Monday, November 19, 2012

dear Slater, I couldn't find the right card.

We had entire conversations when you were three.
The questions you asked amazed me,
scared me with how brilliant you seemed.






There were things we planned and things we didn't. The random haircut outside of Atlanta on Thanksgiving Day was of the latter. Just you and me in a hotel waiting for a game of golf to end. It was a strip mall in Marietta, I believe. We had gone for a ride. I needed a haircut, could never seem to find the time. An hour more till we were to have lunch and it met the minimal requirement of having an open light lit.





What do you remember about those walls? Piercings, tattoos, hairspray advertised as glue.
How old were you? Eight, nine maybe?
You still bring this up. You still laugh when you say it.
It will go down in history as my favorite haircut.




The guy, oh. I loved him dearly. He was going through a hard time, had opened that shop after some really serious disappointment since he, this great, greatest, great, great hairstylist of awesomeness had lost his business to a partner. Before that he had done all the models of New York.

There was no way to leave. I was trapped by the duty of good manners in his chair.

It is where we learned that the emotional state of someone who has shears and spray glue pointed at your head directly affects their ability to properly cut your hair.




You're welcome for that lesson, sir.





Do you remember sitting in that chair across the room as he was performing art on my head? You had been so mad that morning, you wanted to go with the boys but you were too young in their minds. There in that chair I remember your smiles.
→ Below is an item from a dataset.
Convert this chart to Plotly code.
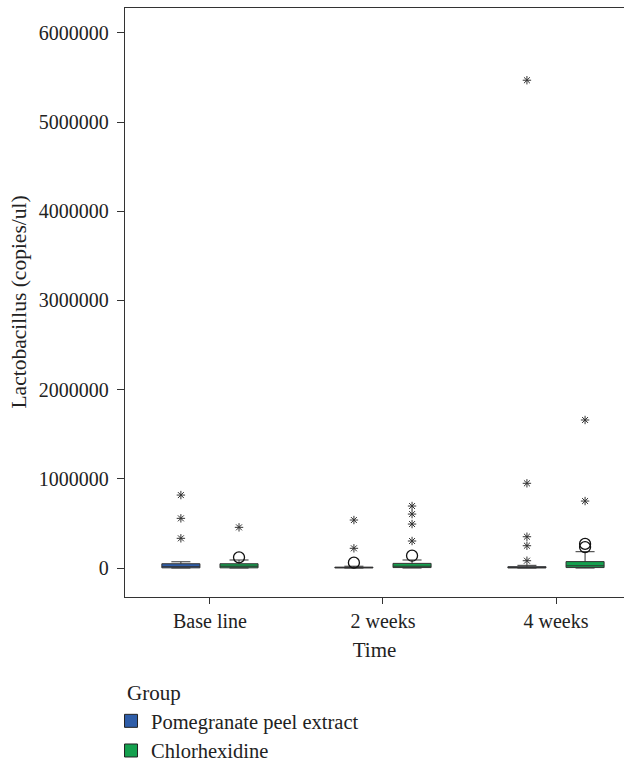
import plotly.graph_objects as go

times = ["Base line", "2 weeks", "4 weeks"]
groups = ["Pomegranate peel extract", "Chlorhexidine"]
colors = ["#2E5DA8", "#14A04E"]

# box statistics per group (one value per time point)
q1 = {
    "Pomegranate peel extract": [2000, 1000, 1000],
    "Chlorhexidine": [2000, 5000, 5000],
}
median = {
    "Pomegranate peel extract": [15000, 5000, 5000],
    "Chlorhexidine": [20000, 20000, 25000],
}
q3 = {
    "Pomegranate peel extract": [48000, 10000, 15000],
    "Chlorhexidine": [48000, 52000, 72000],
}
lower = {
    "Pomegranate peel extract": [0, 0, 0],
    "Chlorhexidine": [0, 0, 0],
}
upper = {
    "Pomegranate peel extract": [70000, 20000, 30000],
    "Chlorhexidine": [90000, 90000, 183000],
}
# outliers (circles) and extreme values (stars) per time point
outliers = {
    "Pomegranate peel extract": [[], [60000], []],
    "Chlorhexidine": [[120000], [138000], [270000, 235000]],
}
extremes = {
    "Pomegranate peel extract": [[818000, 557000, 333000], [538000, 221000],
                                 [5470000, 950000, 351000, 250000, 82000]],
    "Chlorhexidine": [[456000], [695000, 605000, 493000, 303000], [1660000, 751000]],
}

offsets = [-0.168, 0.168]
box_w = 0.22
font = "Liberation Serif, Times New Roman, serif"

fig = go.Figure()
for gi, g in enumerate(groups):
    xs = [i + offsets[gi] for i in range(len(times))]
    fig.add_trace(go.Box(
        x=xs, q1=q1[g], median=median[g], q3=q3[g],
        lowerfence=lower[g], upperfence=upper[g],
        width=box_w, whiskerwidth=0.5,
        fillcolor=colors[gi], line=dict(color="#333333", width=1),
        showlegend=False, hoverinfo="skip",
    ))
    ox, oy, ex, ey = [], [], [], []
    for i in range(len(times)):
        for v in outliers[g][i]:
            ox.append(xs[i]); oy.append(v)
        for v in extremes[g][i]:
            ex.append(xs[i]); ey.append(v)
    fig.add_trace(go.Scatter(
        x=ox, y=oy, mode="markers", showlegend=False,
        marker=dict(symbol="circle-open", size=11, color="#111111", line=dict(width=1.3)),
    ))
    fig.add_trace(go.Scatter(
        x=ex, y=ey, mode="markers", showlegend=False,
        marker=dict(symbol="asterisk-open", size=7, color="#333333", line=dict(width=1)),
    ))

for gi, g in enumerate(groups):
    fig.add_trace(go.Scatter(
        x=[None], y=[None], mode="markers", name=g,
        marker=dict(symbol="square", size=13, color=colors[gi],
                    line=dict(color="#222222", width=1)),
    ))

fig.update_layout(
    width=624, height=763,
    margin=dict(l=125, r=0, t=8, b=166, autoexpand=False),
    paper_bgcolor="white", plot_bgcolor="white",
    font=dict(family=font, size=20, color="#222222"),
    showlegend=True,
    legend=dict(
        x=-0.028, xanchor="left", y=-0.1766, yanchor="top",
        font=dict(size=20.5), itemsizing="trace", tracegroupgap=0,
        bgcolor="rgba(0,0,0,0)",
    ),
    annotations=[
        dict(text="Group", xref="paper", yref="paper", x=0, xanchor="left",
             y=-0.163, yanchor="middle", showarrow=False, font=dict(size=21)),
        dict(text="Lactobacillus (copies/ul)", xref="paper", yref="paper",
             x=-0.2144, xanchor="center", y=0.5, yanchor="middle",
             textangle=-90, showarrow=False, font=dict(size=21.5)),
    ],
)
fig.update_xaxes(
    range=[-0.491, 2.393],
    tickvals=list(range(len(times))), ticktext=times,
    tickfont=dict(size=20),
    ticks="outside", ticklen=6, tickcolor="#333333",
    showline=True, linecolor="#333333", linewidth=1.3, mirror=True,
    showgrid=False, zeroline=False,
    title=dict(text="Time", standoff=11, font=dict(size=21)),
)
fig.update_yaxes(
    range=[-325000, 6280000],
    tickvals=[0, 1000000, 2000000, 3000000, 4000000, 5000000, 6000000],
    ticktext=["0", "1000000", "2000000", "3000000", "4000000", "5000000", "6000000"],
    tickfont=dict(size=20), ticklabelstandoff=4,
    ticks="outside", ticklen=7, tickcolor="#333333",
    showline=True, linecolor="#333333", linewidth=1.3, mirror=False,
    showgrid=False, zeroline=False,
)

fig.write_html("out.html")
We were trying to hide them, trying to suppress giggles. Remember? Even when we looked away we knew what the other was thinking. It was the longest haircut of my life.


My hair had never been so big, not even in the eighties.
The teasing, not just anybody can perform like that.
It was amazing.

Crazy.
Awesome.
Amazing.




We stood side by side avoiding any eye contact when that guy told us what it cost. I think I added an extra big tip because I felt guilty for not liking it. Though I never told. Our bodies vibrated as we walked out the door. Suppression of such laughter would never be advised. We walked to the car so fast knowing he could see through the door. Still we had not uttered a word to each other, could not even look. Got in so fast you'd think we had robbed a bank.

That's when it started, that laughter. It's a wonder we're not both dead. Didn't I end up begging you to stop? I lost my breath. You puked. We had to go back to the hotel room so we could change your clothes. Then, when we got there.

Remember when they opened the door?
Does that go down as the best Thanksgiving we ever had?






Happy Birthday. I love you.




Today I am grateful for you.
For that look in your eyes, for the pep in your step, for your beautiful mind.
I am grateful for the stories we share.



You are my greatest gift, my sweet.
Mom






4 comments:

Anonymous said...

Cool, and chill bumps.

ellen said...

Who needs a card?

Shea Goff said...

I can't wait to see him Thursday. It's been too long.

Johnny Boy said...

I literally get excited every time I see that you are writing about Slater or Billy Sue because the love you have for them makes me smile so hard. I have fallen in love with both of them through your descriptions of them. This particular story had me laughing and crying and as always I have no words for how wonderful you and your perspective are. Thank you so much for sharing your writings with the world! I might be a little obsessed at this point!